What happened? Regional governments have had only limited powers in a country in which Rome still controls nearly all tax revenues, but Berlusconi was able to transform the elections into a referendum on a loaded question: Do you want the state to control your life or do you want to be free? "People weren't voting on political or electoral programs, or on the budgets of the regional governments," said conservative commentator Marcello Veneziani. "It was almost an ideological vote." That's just what Berlusconi wanted. A self-made man who sees himself as the guarantor of freedom in Italy, he literally cruised to victory in a six-deck ship he used to campaign in various ports around the peninsula. D'Alema, himself a sailor but owner of a more modest vessel, found himself adrift.

D'Alema's real problems began a year and a half ago when he ousted his nominal ally, Romano Prodi, from the Prime Minister's seat. Italy had voted for a soft-spoken Catholic economics professor and ended up a short time later with a long time Communist Party official. Francesco Merlo, an editorialist for Corriere della Sera, referred to a D'Alema style "of arrogance, of scoffing at one's adversary, of a Machiavellian circus in which traps and wolves abound."

D'Alema has no monopoly on Machiavellian maneuvers, of course, and Berlusconi will sooner or later have to pay the price for his alliance with Umberto Bossi's Northern League. While the League has softened its talk of seceding from the rest of Italy, a good number of xenophobes still fill party ranks, and a key part of the Bossi-Berlusconi alliance was a proposal for tough anti-immigration legislation.
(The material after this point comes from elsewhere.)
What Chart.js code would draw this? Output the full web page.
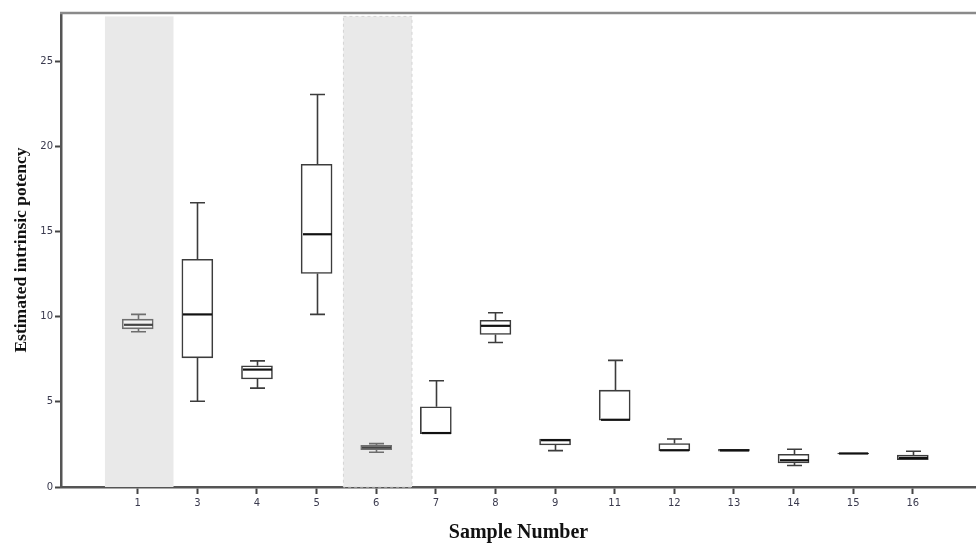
<!DOCTYPE html>
<html>
<head>
<meta charset="utf-8">
<script src="https://cdn.jsdelivr.net/npm/chart.js@4"></script>
<style>
  html, body { margin: 0; padding: 0; background: #fff; }
  #wrap { width: 976px; height: 543px; position: relative; }
</style>
</head>
<body>
<div id="wrap"><canvas id="chart"></canvas></div>
<script>
// box plot values per sample
const sampleLabels = ['1', '3', '4', '5', '6', '7', '8', '9', '11', '12', '13', '14', '15', '16'];
const whiskerLow  = [9.12, 5.04, 5.81, 10.14, 2.04, 3.14, 8.49, 2.14, 3.92, 2.12, 2.10, 1.26, 1.95, 1.61];
const q1          = [9.29, 7.59, 6.35, 12.55, 2.20, 3.14, 8.96, 2.47, 3.92, 2.12, 2.10, 1.41, 1.95, 1.61];
const median      = [9.53, 10.14, 6.90, 14.85, 2.32, 3.17, 9.47, 2.75, 3.95, 2.16, 2.15, 1.57, 1.97, 1.71];
const q3          = [9.86, 13.38, 7.12, 18.96, 2.45, 4.71, 9.80, 2.82, 5.69, 2.55, 2.21, 1.92, 2.00, 1.88];
const whiskerHigh = [10.14, 16.70, 7.41, 23.06, 2.55, 6.24, 10.24, 2.82, 7.44, 2.82, 2.21, 2.22, 2.00, 2.10];
const yTicks = [0, 5, 10, 15, 20, 25];
const shadedSamples = ['1', '6'];

const BOX_W = 31;
const CAP_W = 15;

const isShaded = i => shadedSamples.includes(sampleLabels[i]);

// grey bands behind samples 1 and 6, plus the top frame line
const bandsPlugin = {
  id: 'bands',
  beforeDatasetsDraw(chart) {
    const { ctx, chartArea, scales: { x, y } } = chart;
    ctx.save();
    sampleLabels.forEach((s, i) => {
      if (!isShaded(i)) return;
      const left = x.getPixelForValue(i - 0.55);
      const right = x.getPixelForValue(i + 0.6);
      const top = y.getPixelForValue(27.65);
      const bottom = chartArea.bottom;
      ctx.fillStyle = '#e9e9e9';
      ctx.fillRect(left, top, right - left, bottom - top);
      if (s === '6') {
        ctx.strokeStyle = '#d4d4d4';
        ctx.lineWidth = 1;
        ctx.setLineDash([3, 3]);
        ctx.strokeRect(left, top, right - left, bottom - top);
        ctx.setLineDash([]);
      }
    });
    ctx.restore();
  },
  afterDraw(chart) {
    const { ctx, chartArea } = chart;
    ctx.save();
    ctx.strokeStyle = '#8a8a8a';
    ctx.lineWidth = 2.5;
    ctx.beginPath();
    ctx.moveTo(chartArea.left - 1, chartArea.top);
    ctx.lineTo(chartArea.right, chartArea.top);
    ctx.stroke();
    ctx.restore();
  }
};

// whiskers, caps and medians on top of the floating bars
const whiskerPlugin = {
  id: 'whiskers',
  afterDatasetsDraw(chart) {
    const { ctx, scales: { x, y } } = chart;
    ctx.save();
    sampleLabels.forEach((s, i) => {
      const cx = Math.round(x.getPixelForValue(i)) + 0.5;
      const col = isShaded(i) ? '#6e6e6e' : '#3c3c3c';
      ctx.strokeStyle = col;
      ctx.lineWidth = 1.6;
      const yHi = y.getPixelForValue(whiskerHigh[i]);
      const yQ3 = y.getPixelForValue(q3[i]);
      const yQ1 = y.getPixelForValue(q1[i]);
      const yLo = y.getPixelForValue(whiskerLow[i]);
      ctx.beginPath();
      if (whiskerHigh[i] > q3[i]) {
        ctx.moveTo(cx, yQ3); ctx.lineTo(cx, yHi);
        ctx.moveTo(cx - CAP_W / 2, yHi); ctx.lineTo(cx + CAP_W / 2, yHi);
      }
      if (whiskerLow[i] < q1[i]) {
        ctx.moveTo(cx, yQ1); ctx.lineTo(cx, yLo);
        ctx.moveTo(cx - CAP_W / 2, yLo); ctx.lineTo(cx + CAP_W / 2, yLo);
      }
      ctx.stroke();
      ctx.strokeStyle = isShaded(i) ? '#444' : '#111';
      ctx.lineWidth = 2.2;
      const ym = y.getPixelForValue(median[i]);
      ctx.beginPath();
      ctx.moveTo(cx - BOX_W / 2 + 1, ym);
      ctx.lineTo(cx + BOX_W / 2 - 1, ym);
      ctx.stroke();
    });
    ctx.restore();
  }
};

const boxData = sampleLabels.map((s, i) => ({ x: i, y: [q1[i], q3[i]] }));

new Chart(document.getElementById('chart'), {
  type: 'bar',
  data: {
    datasets: [{
      data: boxData,
      backgroundColor: sampleLabels.map((s, i) => isShaded(i) ? '#f3f3f3' : '#ffffff'),
      borderColor: sampleLabels.map((s, i) => isShaded(i) ? '#6e6e6e' : '#3c3c3c'),
      borderWidth: 1.6,
      borderSkipped: false,
      barThickness: BOX_W
    }]
  },
  options: {
    responsive: true,
    maintainAspectRatio: false,
    animation: false,
    layout: { padding: { top: 13, right: 0, left: 0, bottom: 0 } },
    plugins: {
      legend: { display: false },
      tooltip: { enabled: false }
    },
    scales: {
      x: {
        type: 'linear',
        min: -1.287,
        max: 14.06,
        offset: false,
        afterBuildTicks: scale => {
          scale.ticks = sampleLabels.map((s, i) => ({ value: i }));
        },
        afterFit: scale => { scale.height = 56; },
        grid: {
          offset: false,
          drawOnChartArea: false,
          tickLength: 7,
          tickWidth: 2,
          tickColor: '#444'
        },
        border: { color: '#555', width: 2.5 },
        ticks: {
          autoSkip: false,
          maxRotation: 0,
          padding: 3,
          color: '#3a3a4e',
          font: { family: 'DejaVu Sans', size: 10 },
          callback: v => sampleLabels[v]
        },
        title: {
          display: true,
          text: 'Sample Number',
          color: '#111',
          font: { family: 'Liberation Serif', size: 20, weight: 'bold', lineHeight: 1 },
          padding: { top: 0, bottom: 0 }
        }
      },
      y: {
        min: 0,
        max: 27.85,
        afterBuildTicks: scale => {
          scale.ticks = yTicks.map(v => ({ value: v }));
        },
        afterFit: scale => { scale.width = 61; },
        grid: {
          drawOnChartArea: false,
          tickLength: 6,
          tickWidth: 2,
          tickColor: '#444'
        },
        border: { color: '#555', width: 2.5 },
        ticks: {
          padding: 2,
          color: '#3a3a4e',
          font: { family: 'DejaVu Sans', size: 10 }
        },
        title: {
          display: true,
          text: 'Estimated intrinsic potency',
          color: '#111',
          font: { family: 'Liberation Serif', size: 17.5, weight: 'bold', lineHeight: 1.2 },
          padding: { top: 11, bottom: 0 }
        }
      }
    }
  },
  plugins: [bandsPlugin, whiskerPlugin]
});
</script>
</body>
</html>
Italian President Carlo Azeglio Ciampi met at the end of the week with party leaders, and gave Treasury Minister Giuliano Amato the task of forming a new government. Amato, 61, a former Socialist, was Prime Minister for 10 months in 1992-93 and has an excellent reputation as a competent and fair statesman. Whether he can get a majority in Parliament is another question. But D'Alema's fall had virtually no effect on the markets, which means there's confidence those in power will patch things together once again. They usually do.